Schriftart(en): Kapitalis.
- A
VERBVM DOMINI MANET IN AETERNVM3) ∙ 1584
- B
15//84 / LVDOVICVS / ABBAS CONF(IRMATVS)a) HERSFELD/ENSIS ME AEDIFICARIb) CVRAVIT
Übersetzung:
(A) Das Wort des Herrn bleibt in Ewigkeit. – (B) 1584. Ludwig, bestätigter Abt von Hersfeld, ließ mich bauen.
Stift Hersfeld/Landau4) |
Textkritischer Apparat
- Das F mit einem unteren Balken wie ein E geschrieben.
- Zwei Balkenansätze eines E vorhanden, aber die Mittelbalken offenbar nicht ausgeführt, um das I des Infinitiv Passiv zu retten; eine ähnlich Nachlässigkeit bei Anm. a.
Anmerkungen
- Hörle 119. Handke, Abtsbilder 17 vermutete sie ursprünglich in dem runden Untergeschoß der nordwestlichen Eckbastion.
- Kemp, Kulturdenkmäler II 671.
- Jes 40,8; 1 Petr 1,25.
- Im gespaltenen Schild vorne Stift Hersfeld, hinten Landau (zwei [Pilger]stäbe); Helmzier: Mitra.
- Löbe, Wahlsprüche 165 f.; DI 39 (Lkr. Jena) Nrr. 136 f.; DI 41 (Göppingen) Nr. 421.
- Vgl. dazu Demme, Nachrichten I 53 und 73; zur Biographie Abt Ludwigs vgl. Nr. 213.
Nachweise
- Hörle, Alt-Hersfelder Inschriften 119 und 118 (Abb.).
- May, Sprache der Wappen 24 (Abb.).
Zitierhinweis:
DI 91, Hersfeld-Rotenburg, Nr. 208 (Sebastian Scholz und Rüdiger Fuchs), in: www.inschriften.net, urn:nbn:de:0238-di091mz14k0020808.
Kommentar
Der Text von Inschrift (A) bildete zunächst den privaten Wahlspruch des sächsischen Kurfürsten Friedrich des Weisen, bevor er zur Losung des Schmalkaldischen Bundes wurde und als Devise der Reformation allgemeine Verbreitung fand.5) Seine Verwendung durch Abt Ludwig zeigt, daß dieser wie schon sein Vorgänger Michael Landgraf der Reformation wenigstens nach außen hin verbunden war.6) Das CONFIRMATVS in Inschrift (B) bezieht sich auf die notwendige Bestätigung des Hersfelder Abtes durch Kaiser und Papst.
Ludwig ließ den Amtshof in Niederaula nicht nur erweitern, sondern auch durch eine Mauer abschließen (Nr. 209).

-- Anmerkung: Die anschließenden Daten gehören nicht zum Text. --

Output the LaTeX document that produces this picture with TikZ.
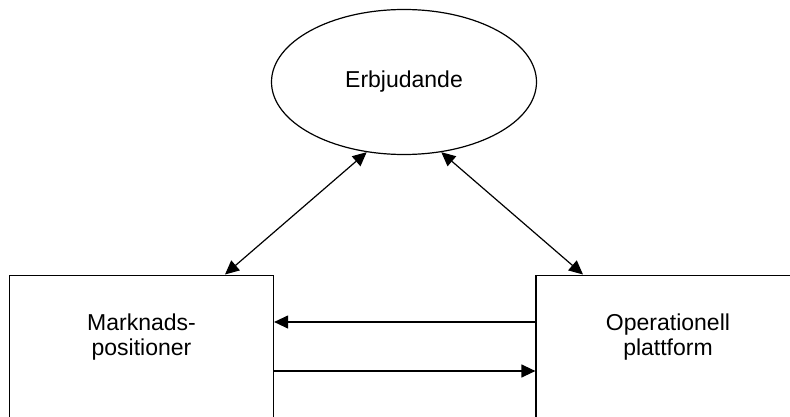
\documentclass[tikz,border=0pt]{standalone}
\usepackage{fontspec}
\setmainfont{Liberation Sans}
\usetikzlibrary{positioning, arrows.meta, shapes.geometric}

\begin{document}
\begin{tikzpicture}[
  x=1pt, y=1pt,
  oval/.style={ellipse, draw, line width=1.2pt, minimum width=265pt, minimum height=145pt,
               inner sep=0pt, font=\fontsize{23}{25.5}\selectfont},
  box/.style={draw, line width=1.2pt, minimum width=264pt, minimum height=220pt,
              inner sep=0pt, anchor=north},
  boxtext/.style={align=center, inner sep=0pt, font=\fontsize{23}{25.5}\selectfont},
  arr/.style={-{Triangle[length=14pt, width=13pt]}, line width=1.2pt},
  both/.style={{Triangle[length=14pt, width=13pt]}-{Triangle[length=14pt, width=13pt]}, line width=1.2pt},
]
  \clip (0,0) rectangle (790,416);

  \node[oval] (offer) at (404,334) {Erbjudande};
  \node[box] (mpos) at (141.5,141.5) {};
  \node[box] (opp)  at (668,141.5) {};

  \node[boxtext, below=39pt of mpos.north] (mtext) {Marknads-\\positioner};
  \node[boxtext, below=39pt of opp.north]  (otext) {Operationell\\plattform};

  \draw[both] ([xshift=83.5pt]mpos.north) -- (offer.242);
  \draw[both] (offer.298) -- ([xshift=-85pt]opp.north);
  \draw[arr] ([yshift=-47.5pt]opp.north west) -- ([yshift=-47.5pt]mpos.north east);
  \draw[arr] ([yshift=-96.5pt]mpos.north east) -- ([yshift=-96.5pt]opp.north west);
\end{tikzpicture}
\end{document}
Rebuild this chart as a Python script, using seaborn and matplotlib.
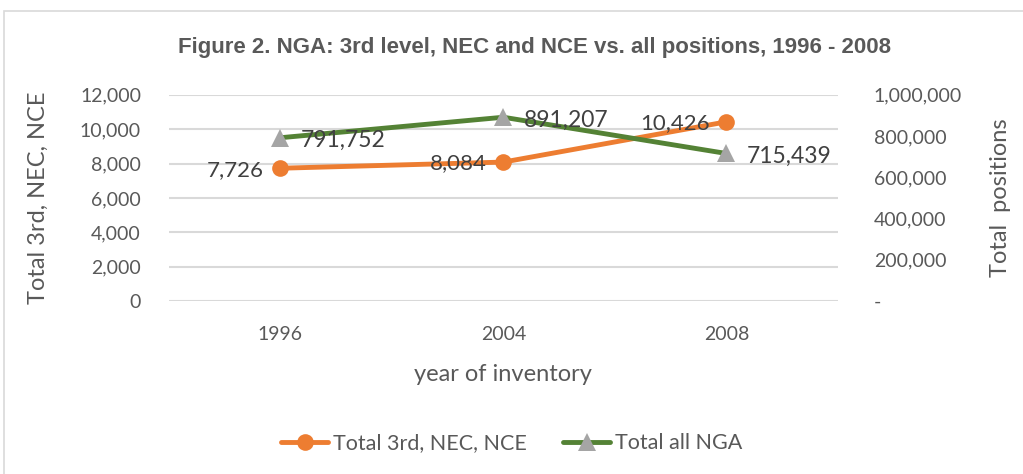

Die Schrift von (B) ist wenig professionell in den verbleibenden Raum gequetscht, teilweise sehr gedrängt und in der untersten Zeile kleiner unter die Voluten geschrieben. In der Qualität der Ausführung und im Niveau der Formgebung fällt sie hinter die Inschrift im Bogen zurück. Wegen der überflüssigen Wiederholung des Datums könnte sie einem anderen Arbeitsgang angehören.